NNU, its California affiliate the California Nurses Association, Physicians for a National Health Program, and Campaign for a Healthy California are conducting the tour to raise people’s awareness about the Medicare for All legislation, HR 676, that is pending in Congress.
During the tour, nurses and physicians conduct free health screenings in the afternoon and then hold a town hall meeting in the evening to hear people’s stories about problems they’ve encountered with the current health care system.
In a statement issued shortly after the Court upheld the health care reform law, NNU said that the reform act will expand health care coverage and end some insurance company abuses such as denying coverage to people with pre-existing medical conditions and capping lifetime coverage. It also allows children to remain on their parents’ health care plan until the children turn 26, increases funding for community health centers, and expands Medicaid coverage for some low-income workers.

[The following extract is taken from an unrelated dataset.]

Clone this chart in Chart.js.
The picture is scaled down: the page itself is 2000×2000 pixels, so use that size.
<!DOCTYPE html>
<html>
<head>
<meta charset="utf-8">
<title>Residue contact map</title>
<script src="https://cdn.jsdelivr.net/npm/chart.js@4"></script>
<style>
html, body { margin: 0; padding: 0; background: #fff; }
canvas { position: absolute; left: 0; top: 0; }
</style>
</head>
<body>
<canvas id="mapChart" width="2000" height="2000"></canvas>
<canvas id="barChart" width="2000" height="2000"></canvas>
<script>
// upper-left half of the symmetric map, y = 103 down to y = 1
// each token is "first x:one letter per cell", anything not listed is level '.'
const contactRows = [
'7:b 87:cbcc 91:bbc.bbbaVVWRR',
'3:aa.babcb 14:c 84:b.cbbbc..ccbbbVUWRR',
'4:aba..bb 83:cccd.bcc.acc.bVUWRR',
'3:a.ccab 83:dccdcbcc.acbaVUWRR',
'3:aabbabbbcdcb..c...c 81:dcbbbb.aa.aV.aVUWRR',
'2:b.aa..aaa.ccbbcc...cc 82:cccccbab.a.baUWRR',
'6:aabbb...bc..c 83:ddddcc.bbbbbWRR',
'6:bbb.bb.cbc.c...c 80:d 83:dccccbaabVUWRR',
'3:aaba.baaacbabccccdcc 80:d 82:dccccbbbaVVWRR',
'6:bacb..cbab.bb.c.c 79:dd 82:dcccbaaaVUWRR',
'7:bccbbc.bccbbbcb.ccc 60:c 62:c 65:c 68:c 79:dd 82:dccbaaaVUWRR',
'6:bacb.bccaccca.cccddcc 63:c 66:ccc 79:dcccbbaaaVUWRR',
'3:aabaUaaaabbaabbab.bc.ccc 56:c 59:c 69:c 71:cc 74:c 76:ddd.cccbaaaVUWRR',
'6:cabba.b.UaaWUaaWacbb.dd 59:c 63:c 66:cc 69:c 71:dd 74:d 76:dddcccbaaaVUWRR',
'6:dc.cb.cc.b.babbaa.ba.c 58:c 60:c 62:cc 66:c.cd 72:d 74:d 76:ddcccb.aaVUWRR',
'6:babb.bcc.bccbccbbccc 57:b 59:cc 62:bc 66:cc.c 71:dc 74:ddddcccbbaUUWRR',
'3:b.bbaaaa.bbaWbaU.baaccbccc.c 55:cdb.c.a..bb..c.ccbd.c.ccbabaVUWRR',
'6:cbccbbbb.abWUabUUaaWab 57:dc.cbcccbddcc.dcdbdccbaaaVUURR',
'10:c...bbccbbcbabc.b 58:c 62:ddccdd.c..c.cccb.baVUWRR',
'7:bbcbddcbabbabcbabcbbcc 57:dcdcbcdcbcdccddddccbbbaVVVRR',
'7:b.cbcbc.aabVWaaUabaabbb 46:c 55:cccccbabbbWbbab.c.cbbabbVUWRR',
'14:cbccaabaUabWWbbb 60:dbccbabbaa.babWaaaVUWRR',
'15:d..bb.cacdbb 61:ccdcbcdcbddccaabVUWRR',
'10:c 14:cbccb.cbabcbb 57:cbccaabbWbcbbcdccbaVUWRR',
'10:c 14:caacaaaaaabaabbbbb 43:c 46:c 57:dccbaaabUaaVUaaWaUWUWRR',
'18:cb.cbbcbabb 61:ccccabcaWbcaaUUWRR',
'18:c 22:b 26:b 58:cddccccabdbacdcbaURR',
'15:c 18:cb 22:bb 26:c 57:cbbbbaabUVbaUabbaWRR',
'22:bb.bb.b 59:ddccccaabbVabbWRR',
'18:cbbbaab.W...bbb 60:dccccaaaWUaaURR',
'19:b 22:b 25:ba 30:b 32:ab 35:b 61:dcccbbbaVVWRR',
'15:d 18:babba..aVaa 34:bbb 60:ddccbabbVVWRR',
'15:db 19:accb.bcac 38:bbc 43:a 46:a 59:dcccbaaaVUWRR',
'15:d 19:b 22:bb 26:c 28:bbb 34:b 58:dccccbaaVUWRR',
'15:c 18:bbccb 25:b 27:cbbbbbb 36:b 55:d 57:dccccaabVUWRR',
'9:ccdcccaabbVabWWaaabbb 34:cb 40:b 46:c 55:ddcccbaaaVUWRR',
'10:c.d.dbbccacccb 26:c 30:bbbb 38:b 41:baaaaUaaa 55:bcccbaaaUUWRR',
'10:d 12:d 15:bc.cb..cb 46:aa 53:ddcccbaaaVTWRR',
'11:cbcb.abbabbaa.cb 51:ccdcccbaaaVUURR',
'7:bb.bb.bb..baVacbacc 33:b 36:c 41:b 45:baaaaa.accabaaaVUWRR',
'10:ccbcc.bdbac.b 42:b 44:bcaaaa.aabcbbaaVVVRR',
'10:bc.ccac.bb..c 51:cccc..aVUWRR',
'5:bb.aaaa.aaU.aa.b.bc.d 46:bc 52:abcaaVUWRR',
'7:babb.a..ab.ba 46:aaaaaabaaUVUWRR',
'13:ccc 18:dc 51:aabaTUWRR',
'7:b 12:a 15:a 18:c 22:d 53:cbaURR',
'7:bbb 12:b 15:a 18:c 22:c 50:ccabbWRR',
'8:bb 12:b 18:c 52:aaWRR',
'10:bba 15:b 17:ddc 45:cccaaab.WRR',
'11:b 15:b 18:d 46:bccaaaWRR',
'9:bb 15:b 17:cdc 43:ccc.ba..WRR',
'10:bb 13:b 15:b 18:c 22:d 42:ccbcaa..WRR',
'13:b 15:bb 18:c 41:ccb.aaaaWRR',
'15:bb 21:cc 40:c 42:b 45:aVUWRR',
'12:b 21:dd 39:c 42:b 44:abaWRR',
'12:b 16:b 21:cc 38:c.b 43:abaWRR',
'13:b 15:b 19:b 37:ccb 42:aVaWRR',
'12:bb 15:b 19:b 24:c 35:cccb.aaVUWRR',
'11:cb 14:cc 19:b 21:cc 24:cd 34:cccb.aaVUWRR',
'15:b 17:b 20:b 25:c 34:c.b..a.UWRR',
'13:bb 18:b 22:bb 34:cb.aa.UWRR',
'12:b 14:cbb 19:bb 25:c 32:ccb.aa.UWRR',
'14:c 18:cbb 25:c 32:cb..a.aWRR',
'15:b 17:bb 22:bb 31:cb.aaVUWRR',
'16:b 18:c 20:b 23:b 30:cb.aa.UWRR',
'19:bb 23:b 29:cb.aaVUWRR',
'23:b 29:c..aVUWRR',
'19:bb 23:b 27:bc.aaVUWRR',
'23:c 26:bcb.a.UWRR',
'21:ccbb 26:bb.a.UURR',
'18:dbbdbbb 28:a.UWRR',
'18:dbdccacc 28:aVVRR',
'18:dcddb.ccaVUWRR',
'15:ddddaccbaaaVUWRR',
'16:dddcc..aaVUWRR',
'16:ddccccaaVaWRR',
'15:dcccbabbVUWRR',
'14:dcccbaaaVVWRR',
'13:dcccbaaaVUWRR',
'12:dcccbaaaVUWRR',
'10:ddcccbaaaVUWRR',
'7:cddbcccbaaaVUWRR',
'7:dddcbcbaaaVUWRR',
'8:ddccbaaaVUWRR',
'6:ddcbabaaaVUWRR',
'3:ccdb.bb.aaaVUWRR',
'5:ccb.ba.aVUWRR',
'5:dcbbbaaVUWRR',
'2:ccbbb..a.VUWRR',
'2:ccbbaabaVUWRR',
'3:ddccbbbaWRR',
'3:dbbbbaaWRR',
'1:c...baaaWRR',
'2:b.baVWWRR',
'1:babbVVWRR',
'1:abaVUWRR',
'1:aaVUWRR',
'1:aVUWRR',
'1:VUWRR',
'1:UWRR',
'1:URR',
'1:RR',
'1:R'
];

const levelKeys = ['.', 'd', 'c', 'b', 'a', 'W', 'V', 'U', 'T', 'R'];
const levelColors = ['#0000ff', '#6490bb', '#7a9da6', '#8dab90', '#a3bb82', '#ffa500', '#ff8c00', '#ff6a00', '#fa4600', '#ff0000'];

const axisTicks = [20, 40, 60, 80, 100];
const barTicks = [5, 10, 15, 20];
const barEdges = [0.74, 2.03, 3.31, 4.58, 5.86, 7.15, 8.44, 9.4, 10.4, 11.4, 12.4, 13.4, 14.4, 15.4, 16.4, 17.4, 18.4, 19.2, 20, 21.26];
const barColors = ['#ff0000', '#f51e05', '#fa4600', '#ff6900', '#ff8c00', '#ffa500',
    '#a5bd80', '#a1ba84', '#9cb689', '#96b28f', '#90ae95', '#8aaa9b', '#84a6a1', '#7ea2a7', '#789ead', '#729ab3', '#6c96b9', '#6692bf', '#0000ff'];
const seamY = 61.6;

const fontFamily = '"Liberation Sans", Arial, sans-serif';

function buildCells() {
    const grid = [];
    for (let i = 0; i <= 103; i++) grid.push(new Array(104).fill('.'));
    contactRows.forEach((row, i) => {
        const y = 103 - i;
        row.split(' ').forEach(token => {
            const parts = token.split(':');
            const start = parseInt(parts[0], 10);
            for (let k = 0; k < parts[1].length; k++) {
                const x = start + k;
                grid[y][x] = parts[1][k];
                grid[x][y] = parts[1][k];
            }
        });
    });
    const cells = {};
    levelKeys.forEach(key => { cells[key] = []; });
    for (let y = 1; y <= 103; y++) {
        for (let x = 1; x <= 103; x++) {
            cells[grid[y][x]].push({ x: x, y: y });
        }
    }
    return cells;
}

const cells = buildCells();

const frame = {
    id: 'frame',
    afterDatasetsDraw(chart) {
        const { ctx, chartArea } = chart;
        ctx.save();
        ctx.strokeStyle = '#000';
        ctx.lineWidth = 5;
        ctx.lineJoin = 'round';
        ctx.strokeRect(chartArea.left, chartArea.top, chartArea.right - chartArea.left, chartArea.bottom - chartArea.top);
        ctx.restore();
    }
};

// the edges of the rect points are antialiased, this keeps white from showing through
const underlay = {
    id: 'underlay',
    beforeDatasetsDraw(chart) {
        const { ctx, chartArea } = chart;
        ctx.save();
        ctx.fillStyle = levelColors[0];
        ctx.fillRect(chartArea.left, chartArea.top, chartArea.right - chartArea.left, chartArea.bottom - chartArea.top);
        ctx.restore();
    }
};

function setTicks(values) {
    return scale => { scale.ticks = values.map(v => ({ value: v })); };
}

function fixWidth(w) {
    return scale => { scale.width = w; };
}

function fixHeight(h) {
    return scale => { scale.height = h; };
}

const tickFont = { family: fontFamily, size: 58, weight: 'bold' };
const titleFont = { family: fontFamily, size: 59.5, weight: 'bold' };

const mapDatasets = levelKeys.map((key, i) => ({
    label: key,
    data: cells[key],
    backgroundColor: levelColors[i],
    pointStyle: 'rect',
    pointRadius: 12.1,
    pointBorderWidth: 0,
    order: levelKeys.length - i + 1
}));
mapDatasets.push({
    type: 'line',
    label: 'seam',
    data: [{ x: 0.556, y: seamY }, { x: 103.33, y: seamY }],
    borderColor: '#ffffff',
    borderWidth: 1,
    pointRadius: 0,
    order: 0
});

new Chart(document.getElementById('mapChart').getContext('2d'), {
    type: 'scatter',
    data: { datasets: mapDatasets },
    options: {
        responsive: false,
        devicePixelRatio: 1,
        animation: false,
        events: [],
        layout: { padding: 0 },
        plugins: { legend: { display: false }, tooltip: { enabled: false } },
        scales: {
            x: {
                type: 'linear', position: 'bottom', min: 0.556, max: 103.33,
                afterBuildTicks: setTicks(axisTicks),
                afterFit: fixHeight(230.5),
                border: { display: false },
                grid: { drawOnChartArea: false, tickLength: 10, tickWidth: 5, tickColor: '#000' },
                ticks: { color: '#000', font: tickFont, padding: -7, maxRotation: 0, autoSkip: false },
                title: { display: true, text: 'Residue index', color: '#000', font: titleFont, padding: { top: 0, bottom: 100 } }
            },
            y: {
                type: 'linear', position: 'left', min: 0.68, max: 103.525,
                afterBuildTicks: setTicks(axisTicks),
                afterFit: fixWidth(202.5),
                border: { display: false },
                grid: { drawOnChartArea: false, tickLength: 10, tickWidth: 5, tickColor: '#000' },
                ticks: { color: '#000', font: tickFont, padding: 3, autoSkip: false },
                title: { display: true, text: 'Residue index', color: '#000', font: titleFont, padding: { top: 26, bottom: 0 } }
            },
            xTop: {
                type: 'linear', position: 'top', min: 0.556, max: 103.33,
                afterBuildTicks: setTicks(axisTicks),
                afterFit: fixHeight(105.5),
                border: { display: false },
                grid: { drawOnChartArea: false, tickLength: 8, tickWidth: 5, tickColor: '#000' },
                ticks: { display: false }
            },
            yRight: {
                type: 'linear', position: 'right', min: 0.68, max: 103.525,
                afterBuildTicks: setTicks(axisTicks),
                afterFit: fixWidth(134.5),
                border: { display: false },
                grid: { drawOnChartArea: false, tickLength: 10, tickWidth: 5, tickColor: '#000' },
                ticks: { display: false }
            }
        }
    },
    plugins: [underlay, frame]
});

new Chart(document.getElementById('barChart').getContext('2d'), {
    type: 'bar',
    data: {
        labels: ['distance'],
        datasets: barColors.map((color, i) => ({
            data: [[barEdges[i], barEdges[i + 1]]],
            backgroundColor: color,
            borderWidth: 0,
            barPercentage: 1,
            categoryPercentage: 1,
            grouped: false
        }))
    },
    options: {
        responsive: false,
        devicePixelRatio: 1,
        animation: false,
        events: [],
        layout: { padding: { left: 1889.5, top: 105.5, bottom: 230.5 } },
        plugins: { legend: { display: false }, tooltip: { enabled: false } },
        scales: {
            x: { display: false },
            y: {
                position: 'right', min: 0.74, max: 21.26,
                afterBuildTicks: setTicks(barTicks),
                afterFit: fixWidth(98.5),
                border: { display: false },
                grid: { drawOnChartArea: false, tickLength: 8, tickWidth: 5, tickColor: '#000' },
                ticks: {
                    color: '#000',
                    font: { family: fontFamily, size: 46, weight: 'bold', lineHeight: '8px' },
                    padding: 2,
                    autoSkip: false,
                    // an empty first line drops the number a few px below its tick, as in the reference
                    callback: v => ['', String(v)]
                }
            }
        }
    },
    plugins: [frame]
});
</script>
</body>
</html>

However, too many people will still be without coverage and access to health care must still go through for-profit private insurance companies, said the nurses. Because for-profit insurance carriers play a leading role in providing health care access, co-payments will still be high and health care will remain expensive
“We will continue to see patients who postpone filling prescription medications, or delay doctor-recommended diagnostic procedures or even life saving medical treatment because of the high out of pocket costs, or families faced with the terrible choice of paying for medical care or food or clothing, or who delay payment on medical bills at the risk of bankruptcy or a destroyed credit rating,” Higgins said.
“We will continue to see hospitals, insurance companies and drug companies engage in price gouging and insurance companies refusing to authorize treatment recommended by a doctor under the pretext (that) it was ‘experimental’ or ‘not medically necessary,’ euphemisms for care that (don’t) meet the real test of a profit driven bottom line,” she added.
Health care in the US is more expensive than in other countries with developed economies. In fact, the US spends about double the amount per capita on health care than do other developed countries, but dozens of other countries have higher health care outcomes.
The difference between the US and the other countries is that the other countries provide health care either through a government operated national health care system or non-profit, highly regulated insurance companies.
The California bus tour will continue through July 12 when it will make its last scheduled stop in West Covina.
But that’s not the end of the Medicare for All campaign. NNU will be joining Michael Moore in holding a national Medicare for All town hall meeting later this summer.
‘Nurses experience the crisis our patients continue to endure every day,” Higgins said. “That’s the reason we will continue to work for reform that is universal, that doesn’t bankrupt families or leave patients in the often cruel hands of merciless insurance companies.”
The court’s ruling shouldn’t be seen as a signal to end the Medicare for All campaign, said Jean Ross, co-president of NNU. “It’s not time to stop,” she said. “It’s a reminder to begin that effort anew.”